Wednesday, October 1, 2014

U2 - The Unforgettable Fire

Today (October 1st) marks the thirtieth anniversary of The Unforgettable Fire, the fourth studio album from U2. The multi-Platinum seller went to number 53 in Ireland, number 39 in Austria, number 24 in Sweden, number 14 in Finland and Germany, number 6 in Norway and Sweden, number 5 in Canada, number 4 in the Netherlands, and number 1 in Australia, New Zealand and the UK. Here in the US, it spent one hundred and thirty two weeks on the Billboard Album chart, peaking at number 12.

Side one starts with “A Sort of Homecoming”, a meandering mid-tempo tune that has a far and away feel to it. In the lyrics, Bono even asks “are we there?”.

“Pride (In the Name of Love)” was the first single. It charted at number 33 on the US Billboard Hot 100, number 26 in Canada, number 12 in Sweden, number 8 in the Netherlands, number 7 in Norway, number 4 in Australia, number 3 in the UK, number 2 in Ireland, and number 1 in New Zealand. The song was inspired by the US Civil Rights movement, as well as the lives of Martin Luther King Jr. and Malcolm X. I remember hearing this one everywhere back in 1984 and 1985, very specifically blaring from dorm rooms throughout campus. It has a powerful beat and engaging guitar riffs that made it a true rock anthem. It is now wonder that Rolling Stone magazine ranked it number 388 on its list of the 500 Greatest Songs of All-Time, while VH1 ranked it at number 38 on its “100 Greatest Songs of the 80’s” countdown.

“Wire” too carries on that solid percussion and guitar mix that made, for me, the band’s early 80’s sound.

The title track is next. Released as the second single, “The Unforgettable Fire” went to number 59 in Australia, number 8 in the Netherlands, number 6 in the UK, number 3 in New Zealand, and number 1 in Ireland. It was inspired by an art exhibit about the atomic bombings of Hiroshima and Nagasaki during World War II. I will admit that I was never really a fan of this single; it was just too mellow for my taste back in the day.

The mellow continues with “Promenade”. Brian Eno was one of the album’s producers, and this one sounds a good bit like one of his songs.

Side two opens with the moody instrumental track “4th of July”. The title comes from the date that the Edge’s daughter Hollie was born, which was during the time the album was recorded.

The six-minute long “Bad” is a song of heroin addiction. This one starts low and personal, going for a slow build to its payoff.

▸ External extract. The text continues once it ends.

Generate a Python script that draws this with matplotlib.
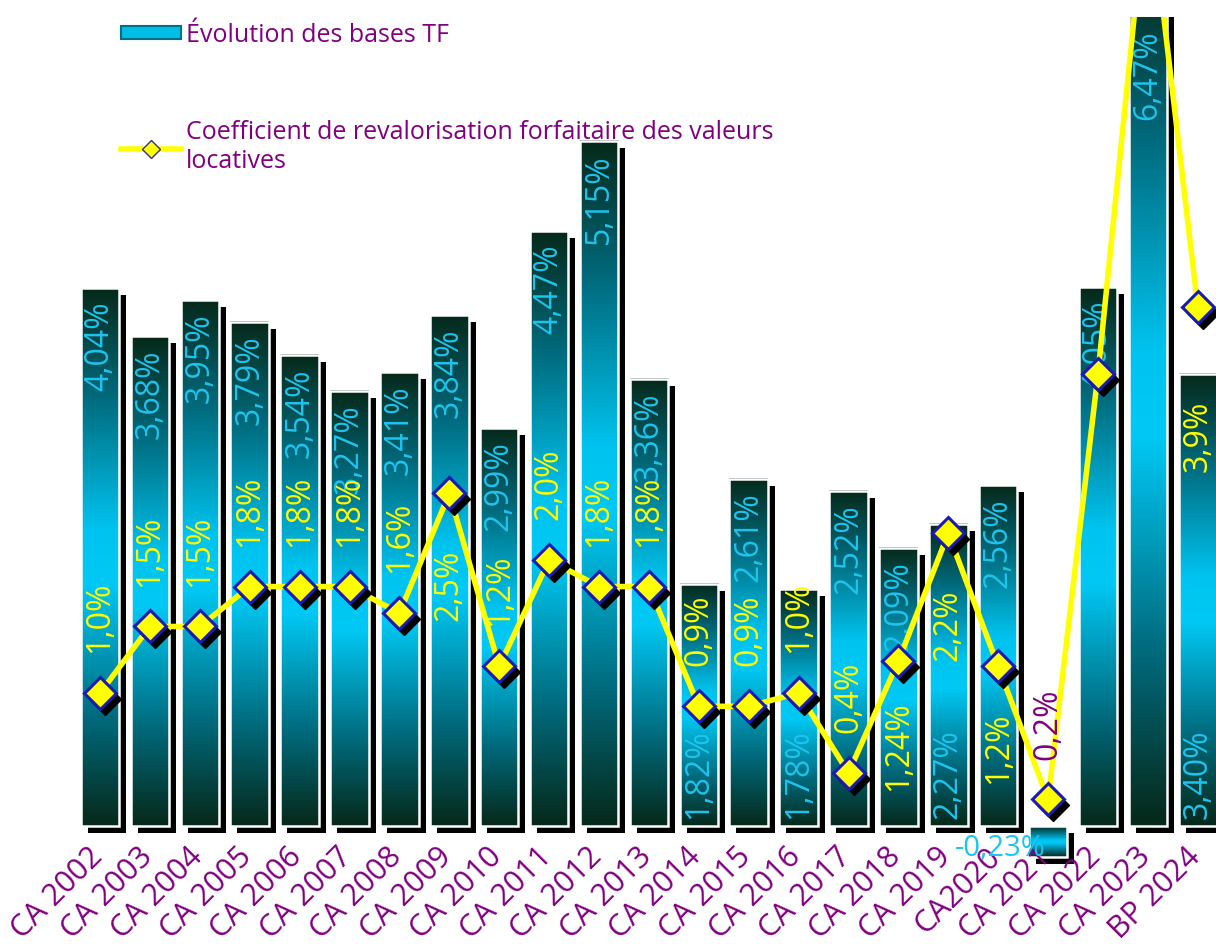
import numpy as np
import matplotlib.pyplot as plt
from matplotlib.colors import LinearSegmentedColormap
from matplotlib.patches import Rectangle
from matplotlib.lines import Line2D
from matplotlib.transforms import offset_copy

plt.rcParams['font.family'] = ['Open Sans', 'DejaVu Sans']

annees = ['CA 2002', 'CA 2003', 'CA 2004', 'CA 2005', 'CA 2006', 'CA 2007', 'CA 2008',
          'CA 2009', 'CA 2010', 'CA 2011', 'CA 2012', 'CA 2013', 'CA 2014', 'CA 2015',
          'CA 2016', 'CA 2017', 'CA 2018', 'CA 2019', 'CA2020', 'CA 2021', 'CA 2022',
          'CA 2023', 'BP 2024']
bases_tf = [4.04, 3.68, 3.95, 3.79, 3.54, 3.27, 3.41, 3.84, 2.99, 4.47, 5.15, 3.36,
            1.82, 2.61, 1.78, 2.52, 2.09, 2.27, 2.56, -0.23, 4.05, 6.47, 3.40]
coef = [1.0, 1.5, 1.5, 1.8, 1.8, 1.8, 1.6, 2.5, 1.2, 2.0, 1.8, 1.8,
        0.9, 0.9, 1.0, 0.4, 1.24, 2.2, 1.2, 0.2, 3.4, 7.1, 3.9]
coef_txt = ['1,0%', '1,5%', '1,5%', '1,8%', '1,8%', '1,8%', '1,6%', '2,5%', '1,2%', '2,0%',
            '1,8%', '1,8%', '0,9%', '0,9%', '1,0%', '0,4%', '1,24%', '2,2%', '1,2%', '0,2%',
            '', '', '3,9%']

# placement des etiquettes
bas_dans_barre = ['CA 2014', 'CA 2016', 'CA 2019', 'BP 2024']
coef_dessous = {'CA 2009': 0.42, 'CA 2018': 0.3, 'CA 2019': 0.42, 'CA2020': 0.35, 'BP 2024': 0.7}

violet = '#800080'
cyan = '#1ec4ee'
jaune = '#ffff00'

fig = plt.figure(figsize=(12.16, 9.5), dpi=100)
ax = fig.add_axes([0, 84 / 950, 1, 849 / 950])

x = np.arange(len(annees))
w = 0.77
ytop = 6.08

cmap = LinearSegmentedColormap.from_list('barre', [
    (0.0, '#06291a'), (0.2, '#016a7c'), (0.45, '#00c4f0'),
    (0.55, '#00c8f4'), (0.8, '#016a7c'), (1.0, '#06291a')])
grad = np.linspace(0, 1, 256).reshape(-1, 1)

ombre = offset_copy(ax.transData, fig=fig, x=7, y=-7, units='dots')
ax.bar(x, bases_tf, width=w, color='black', transform=ombre, zorder=1)
for i, v in enumerate(bases_tf):
    ax.imshow(grad, extent=(i - w / 2, i + w / 2, min(0, v), max(0, v)), cmap=cmap,
              aspect='auto', interpolation='bilinear', zorder=2)
ax.bar(x, bases_tf, width=w, facecolor='none', edgecolor='white', linewidth=1.8, zorder=3)

for i, v in enumerate(bases_tf):
    txt = ('%.2f%%' % v).replace('.', ',')
    if v < 0:
        ax.text(i - 0.95, v / 2 - 0.05, txt, color=cyan, fontsize=21, ha='center', va='center', zorder=4)
    elif annees[i] in bas_dans_barre:
        ax.text(i, 0.05, txt, color=cyan, fontsize=23, rotation=90, ha='center', va='bottom', zorder=4)
    else:
        ax.text(i, min(v, ytop) - 0.1, txt, color=cyan, fontsize=23, rotation=90,
                ha='center', va='top', zorder=4, clip_on=True)

ax.plot(x, coef, '-', color=jaune, linewidth=4, zorder=5)
ax.plot(x, coef, 'D', color='black', markersize=16, transform=offset_copy(ax.transData, fig=fig, x=5, y=-6, units='dots'), zorder=6)
ax.plot(x, coef, 'D', markerfacecolor=jaune, markeredgecolor='#1a1ab4', markeredgewidth=2.2,
        markersize=16, linestyle='none', zorder=7)

for i, v in enumerate(coef):
    t = coef_txt[i]
    if not t:
        continue
    c = violet if annees[i] == 'CA 2021' else jaune
    if annees[i] in coef_dessous:
        ax.text(i, v - coef_dessous[annees[i]], t, color=c, fontsize=23, rotation=90,
                ha='center', va='top', zorder=8)
    else:
        ax.text(i, v + 0.3, t, color=c, fontsize=23, rotation=90,
                ha='center', va='bottom', zorder=8)

for i, lab in enumerate(annees):
    ax.text(i - 0.25, -0.12, lab, color=violet, fontsize=22, rotation=45, ha='right', va='top',
            rotation_mode='anchor', clip_on=False)

ax.set_xlim(-100 / 49.9, (1216 - 100) / 49.9)
ax.set_ylim(-0.3, ytop)
ax.axis('off')

poignees = [Rectangle((0, 0), 1, 1, facecolor='#00bfe6', edgecolor='#00708a', linewidth=1.5),
            Line2D([], [], color=jaune, linewidth=4, marker='D', markersize=9,
                   markerfacecolor=jaune, markeredgecolor='#3030a0', markeredgewidth=1)]
leg = fig.legend(poignees, ['Évolution des bases TF',
                            'Coefficient de revalorisation forfaitaire des valeurs\nlocatives'],
                 loc='upper left', bbox_to_anchor=(98 / 1216, 1 - 0 / 950), frameon=False,
                 fontsize=18, labelcolor=violet, handlelength=2.4, handleheight=0.4,
                 labelspacing=2.9, handletextpad=0.2)

fig.savefig('out.png', dpi=100)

Just like “Pride” is the highlight for side one, “Bad” shares that same honor for me on side two.

“Indian Summer Sky” sounds, in some ways, like “Pride part 2”. Both are cut from a similar cloth, but this one lacks the fire of the hit single.

“Elvis Presley and America”, an improvised track, is Bono’s reaction to Albert Goldman’s biography of the King of Rock and Roll. It has a very rough, unpolished sound to it that does not do it many favors. I really had to work to follow the vocals.

“MLK”, the closing track, is another piece that centers on Martin Luther King Jr. This one goes with a more reverent, almost prayer-like sound.

I have admitted to not being a U2 fan in the 80’s. I liked their big hits but that was about it. So, this review was my first listen to a bulk of The Unforgettable Fire. I have to say, except for a few highlights, it is pretty forgettable for me.

For more from U2, click here.

1 comment:

Mark said...

While the lyrics are historically inaccurate, "Pride (In the Name of Love)" remains my favorite U2 tune. I agree with you that the rest of the album doesn't quite measure up, especially following the stronger War album.